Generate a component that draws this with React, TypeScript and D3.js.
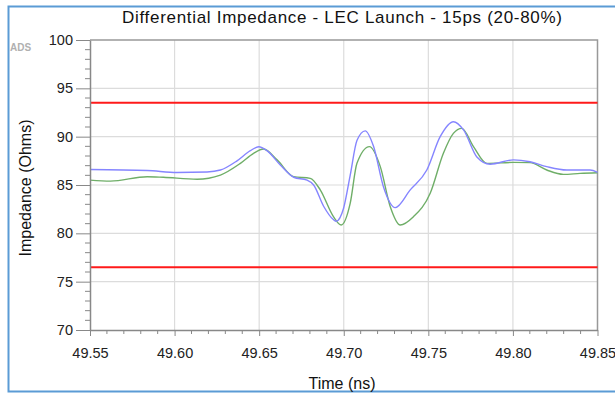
import React, { useEffect, useRef } from "react";
import * as d3 from "d3";

// Differential impedance TDR traces (time in ns, impedance in ohms)
const blueTrace: [number, number][] = [
  [49.55, 86.6], [49.5838, 86.5], [49.6015, 86.3], [49.6192, 86.35], [49.6271, 86.55],
  [49.6369, 87.5], [49.6448, 88.55], [49.6497, 88.95], [49.6546, 88.55], [49.6625, 87.07],
  [49.6704, 85.8], [49.6783, 85.5], [49.6822, 85.0], [49.6881, 82.8], [49.694, 81.4],
  [49.6955, 81.25], [49.6999, 82.6], [49.7038, 86.0], [49.7078, 89.6], [49.7127, 90.6],
  [49.7176, 89.0], [49.7235, 84.8], [49.7304, 82.66], [49.7393, 84.5], [49.7491, 86.55],
  [49.757, 90.0], [49.7648, 91.55], [49.7708, 90.7], [49.7787, 87.9], [49.7865, 87.15],
  [49.8003, 87.6], [49.8101, 87.4], [49.82, 86.9], [49.8318, 86.55], [49.8456, 86.55],
  [49.85, 86.3],
];

const greenTrace: [number, number][] = [
  [49.55, 85.5], [49.5621, 85.4], [49.5838, 85.86], [49.5934, 85.8], [49.6133, 85.6],
  [49.6271, 86.03], [49.6389, 87.24], [49.6467, 88.28], [49.6526, 88.72], [49.6606, 87.6],
  [49.6704, 85.86], [49.6802, 85.69], [49.6861, 84.5], [49.694, 81.7], [49.6985, 80.86],
  [49.7038, 83.1], [49.7078, 87.24], [49.7152, 88.97], [49.7216, 86.9], [49.7275, 82.76],
  [49.7334, 80.86], [49.7412, 81.72], [49.7511, 84.14], [49.7589, 88.28], [49.7648, 90.34],
  [49.7698, 90.86], [49.7767, 88.97], [49.7846, 87.24], [49.8003, 87.34], [49.8101, 87.31],
  [49.82, 86.55], [49.8298, 86.1], [49.8397, 86.2], [49.85, 86.27],
];

// Impedance tolerance limits
const limits = [93.5, 76.5];

const xTicks = [49.55, 49.6, 49.65, 49.7, 49.75, 49.8, 49.85];
const yTicks = [70, 75, 80, 85, 90, 95, 100];

const W = 615;
const H = 395;
const margin = { left: 90, right: 17.5, top: 40, bottom: 65 };

export default function App() {
  const ref = useRef<SVGSVGElement>(null);

  useEffect(() => {
    const svg = d3.select(ref.current);
    svg.selectAll("*").remove();
    const font = "'Liberation Sans', Arial, sans-serif";

    const x = d3.scaleLinear().domain([49.55, 49.85]).range([margin.left, W - margin.right]);
    const y = d3.scaleLinear().domain([70, 100]).range([H - margin.bottom, margin.top]);

    svg.append("rect").attr("width", W).attr("height", H).attr("fill", "#fff");

    // outer frame
    svg.append("path")
      .attr("d", `M${W + 5},6.5 H8.5 V391.5 H${W + 5}`)
      .attr("fill", "none")
      .attr("stroke", "#5b9bd5")
      .attr("stroke-width", 2);

    // grid
    const grid = svg.append("g").attr("stroke", "#dcdcdc").attr("stroke-width", 1.2);
    xTicks.slice(1, -1).forEach((t) => {
      grid.append("line").attr("x1", x(t)).attr("x2", x(t)).attr("y1", y(70)).attr("y2", y(100));
    });
    yTicks.slice(1, -1).forEach((v) => {
      grid.append("line").attr("x1", x(49.55)).attr("x2", x(49.85)).attr("y1", y(v)).attr("y2", y(v));
    });

    // plot border (top/right)
    svg.append("path")
      .attr("d", `M${x(49.55)},${y(100)} H${x(49.85)} V${y(70)}`)
      .attr("fill", "none")
      .attr("stroke", "#999")
      .attr("stroke-width", 1.5);

    // limit lines
    limits.forEach((v) => {
      svg.append("line")
        .attr("x1", x(49.55)).attr("x2", x(49.85))
        .attr("y1", y(v)).attr("y2", y(v))
        .attr("stroke", "#ff1a1a").attr("stroke-width", 2);
    });

    const line = d3.line<[number, number]>()
      .x((d) => x(d[0]))
      .y((d) => y(d[1]))
      .curve(d3.curveMonotoneX);

    svg.append("path").datum(greenTrace).attr("d", line)
      .attr("fill", "none").attr("stroke", "#6fae68").attr("stroke-width", 1.4);
    svg.append("path").datum(blueTrace).attr("d", line)
      .attr("fill", "none").attr("stroke", "#8585ff").attr("stroke-width", 1.4);

    // y axis
    const yMinor = d3.range(70, 100.001, 1).filter((v) => v % 5 !== 0);
    const yAxis = svg.append("g").attr("transform", `translate(${x(49.55)},0)`);
    yAxis.call(
      d3.axisLeft(y).tickValues(yTicks).tickSize(14).tickSizeOuter(0).tickPadding(3)
    );
    yMinor.forEach((v) => {
      yAxis.append("line").attr("x1", -5).attr("x2", 0).attr("y1", y(v)).attr("y2", y(v)).attr("stroke", "#888");
    });

    // x axis
    const xMinor = d3.range(0, 31).map((i) => 49.55 + i * 0.01).filter((_, i) => i % 5 !== 0);
    const xAxis = svg.append("g").attr("transform", `translate(0,${y(70)})`);
    xAxis.call(
      d3.axisBottom(x).tickValues(xTicks).tickFormat(d3.format(".2f")).tickSize(6).tickSizeOuter(0).tickPadding(12)
    );
    xMinor.forEach((t) => {
      xAxis.append("line").attr("x1", x(t)).attr("x2", x(t)).attr("y1", 0).attr("y2", 4).attr("stroke", "#888");
    });

    [yAxis, xAxis].forEach((g) => {
      g.select(".domain").attr("stroke", "#888").attr("stroke-width", 1.5);
      g.selectAll(".tick line").attr("stroke", "#888");
      g.selectAll("text").attr("font-family", font).attr("fill", "#222");
    });
    yAxis.selectAll("text").attr("font-size", 14.5);
    xAxis.selectAll("text").attr("font-size", 14.5);

    // title & labels
    svg.append("text")
      .attr("x", 342).attr("y", 23).attr("text-anchor", "middle")
      .attr("font-family", font).attr("font-size", 17).attr("fill", "#111")
      .attr("textLength", 440).attr("lengthAdjust", "spacing")
      .text("Differential Impedance - LEC Launch - 15ps (20-80%)");

    svg.append("text")
      .attr("x", 342).attr("y", 389).attr("text-anchor", "middle")
      .attr("font-family", font).attr("font-size", 16).attr("fill", "#111")
      .text("Time (ns)");

    svg.append("text")
      .attr("transform", `translate(31,${(y(70) + y(100)) / 2 + 3}) rotate(-90)`)
      .attr("text-anchor", "middle")
      .attr("font-family", font).attr("font-size", 16).attr("fill", "#111")
      .text("Impedance (Ohms)");

    svg.append("text")
      .attr("x", 10).attr("y", 51)
      .attr("font-family", font).attr("font-size", 10).attr("font-weight", "bold").attr("fill", "#b0b0b0")
      .text("ADS");
  }, []);

  return (
    <svg
      ref={ref}
      width={W}
      height={H}
      style={{ position: "absolute", left: 0, top: 0, display: "block" }}
    />
  );
}
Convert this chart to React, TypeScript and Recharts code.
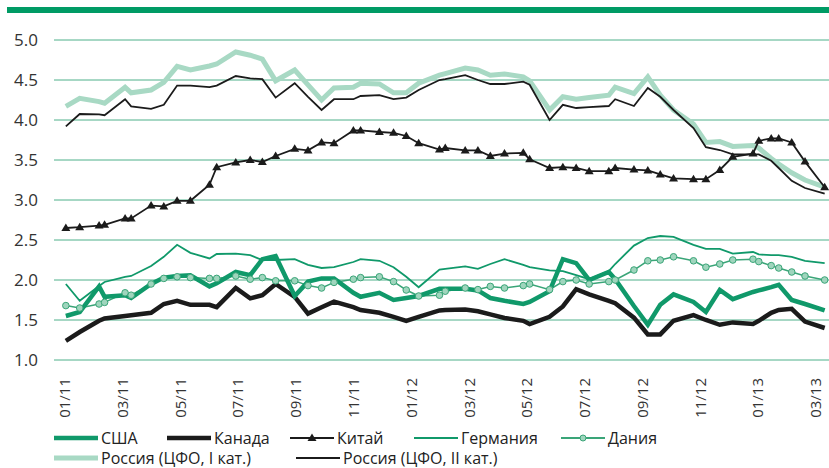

## Given exercise
Your task is to reproduce exactly the lines from the start of the data above through the line containing "import * as", leaving every picture out.

## Answer in full
Generate a component that draws this with React, TypeScript and D3.js.
import React, { useEffect, useRef } from "react";
import * as d3 from "d3";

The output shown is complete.